Source code of charts:
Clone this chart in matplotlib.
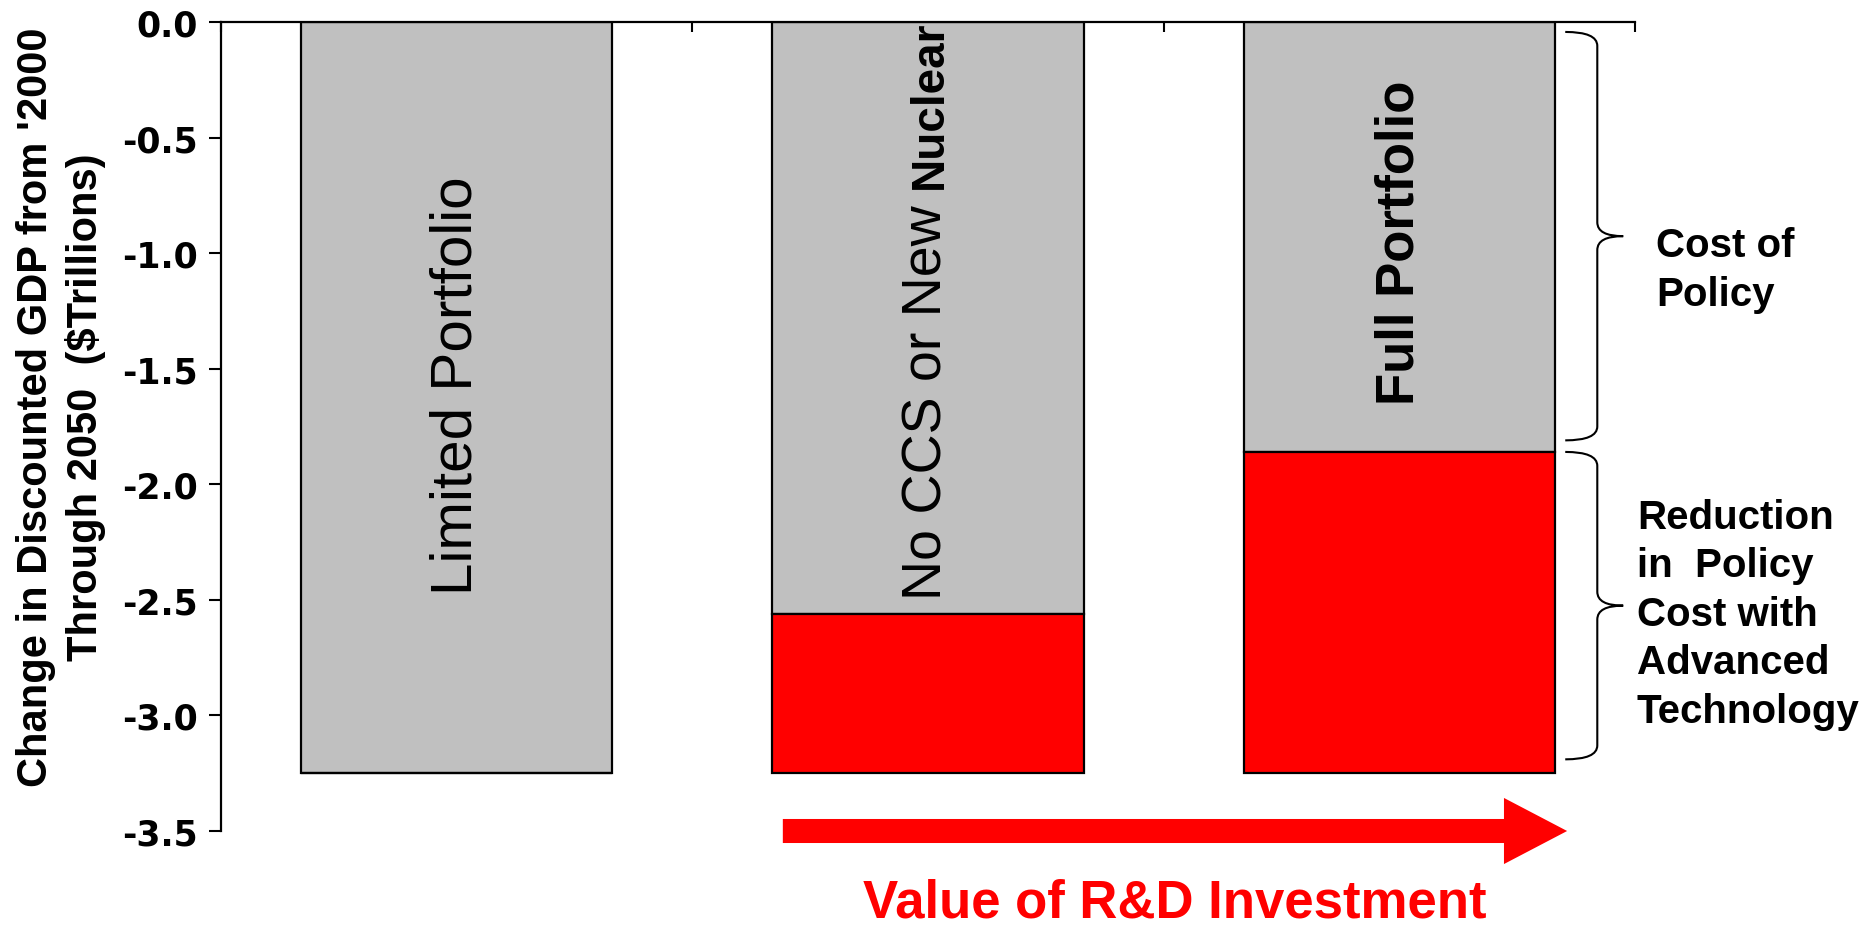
import numpy as np
import matplotlib
matplotlib.use('Agg')
import matplotlib.pyplot as plt
from matplotlib.path import Path
from matplotlib.patches import PathPatch, FancyArrow

plt.rcParams['font.family'] = ['Liberation Sans', 'DejaVu Sans']

# data
scenarios = ['Limited Portfolio', 'No CCS or New Nuclear', 'Full Portfolio']
total_cost = [-3.25, -3.25, -3.25]      # cost of policy, limited technology
cost_with_tech = [-3.25, -2.56, -1.86]  # cost of policy with the technology set
y_ticks = [0.0, -0.5, -1.0, -1.5, -2.0, -2.5, -3.0, -3.5]


def brace(ax, x_left, x_stem, x_tip, y_top, y_bot, r=0.06):
	y_mid = (y_top + y_bot) / 2.0
	verts = [(x_left, y_top), (x_stem, y_top), (x_stem, y_top - r),
		(x_stem, y_mid + r), (x_stem, y_mid), (x_tip, y_mid),
		(x_stem, y_mid), (x_stem, y_mid - r),
		(x_stem, y_bot + r), (x_stem, y_bot), (x_left, y_bot)]
	codes = [Path.MOVETO, Path.CURVE3, Path.CURVE3,
		Path.LINETO, Path.CURVE3, Path.CURVE3,
		Path.CURVE3, Path.CURVE3,
		Path.LINETO, Path.CURVE3, Path.CURVE3]
	ax.add_patch(PathPatch(Path(verts, codes), facecolor='none', edgecolor='black',
		lw=1.5, clip_on=False))


fig = plt.figure(figsize=(18.64, 9.28), dpi=100)
ax = fig.add_axes([221/1864, 1-832/928, (1635-221)/1864, (832-23)/928])

x = np.arange(len(scenarios))
red_part = np.array(total_cost) - np.array(cost_with_tech)
ax.bar(x, cost_with_tech, width=0.66, color='#C0C0C0', edgecolor='black', linewidth=1.6, zorder=2)
ax.bar(x, red_part, bottom=cost_with_tech, width=0.66, color='#FF0000', edgecolor='black',
	linewidth=1.6, zorder=2)

ax.set_xlim(-0.5, 2.5)
ax.set_ylim(-3.5, 0)
ax.set_yticks(y_ticks)
ax.set_yticklabels(['%.1f' % v for v in y_ticks], family='DejaVu Sans', fontweight='bold', fontsize=25)
ax.set_xticks([-0.5, 0.5, 1.5, 2.5])
ax.xaxis.tick_top()
ax.tick_params(axis='x', which='both', direction='in', length=7, width=1.5, labeltop=False)
ax.tick_params(axis='y', direction='out', length=9, width=1.5, pad=8)
for s in ['right', 'bottom']:
	ax.spines[s].set_visible(False)
for s in ['left', 'top']:
	ax.spines[s].set_linewidth(1.6)

# labels inside the bars
ax.text(0, -1.57, 'Limited Portfolio', rotation=90, ha='center', va='center', fontsize=42, zorder=3)
ax.text(1, -0.79, 'No CCS or New', rotation=90, ha='center', va='top', fontsize=40, zorder=3)
ax.text(1.005, -0.72, 'Nuclear', rotation=90, ha='center', va='bottom', fontsize=33,
	fontweight='bold', zorder=3)
ax.text(2, -0.95, 'Full Portfolio', rotation=90, ha='center', va='center', fontsize=38,
	fontweight='bold', zorder=3)

# braces and notes on the right
brace(ax, 2.352, 2.42, 2.475, -0.043, -1.81)
brace(ax, 2.352, 2.42, 2.475, -1.86, -3.19)
ax.text(2.545, -1.07, 'Cost of\nPolicy', ha='left', va='center', fontsize=29,
	fontweight='bold', linespacing=1.35, clip_on=False)
ax.text(2.504, -2.56, 'Reduction\nin  Policy\nCost with\nAdvanced\nTechnology', ha='left',
	va='center', fontsize=29, fontweight='bold', linespacing=1.35, clip_on=False)

# arrow under the chart
ax.add_patch(FancyArrow(0.692, -3.5, 2.356-0.692, 0, width=0.104, head_width=0.286,
	head_length=0.134, length_includes_head=True, color='#FF0000', lw=0, clip_on=False))
fig.text(1175/1864, 10/928, 'Value of R&D Investment', ha='center', va='baseline',
	fontsize=38, fontweight='bold', color='#FF0000')

fig.text(61/1864, 1-407/928, "Change in Discounted GDP from '2000\nThrough 2050  ($Trillions)",
	rotation=90, ha='center', va='center', multialignment='center',
	fontsize=30, fontweight='bold', linespacing=1.3)

fig.savefig('out.png', dpi=100)
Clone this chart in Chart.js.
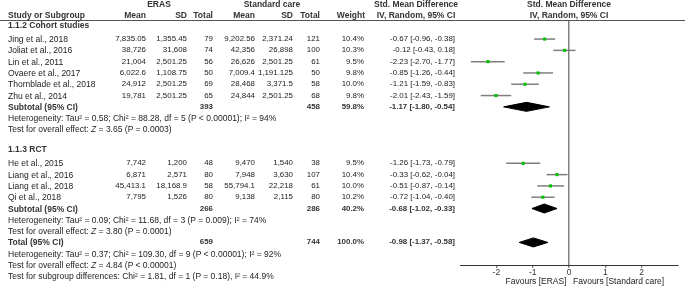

WRITTEN TASK: Leave out the pictures, then repeat the listing above exactly from its first line to the line with "plt.rcParams['font.family'] = ['Liberation", inclusive.

EXPECTED ANSWER:
Clone this chart in matplotlib.
import numpy as np
import matplotlib
matplotlib.use('Agg')
import matplotlib.pyplot as plt
from matplotlib.path import Path
from matplotlib.patches import PathPatch, FancyArrow

plt.rcParams['font.family'] = ['Liberation Sans', 'DejaVu Sans']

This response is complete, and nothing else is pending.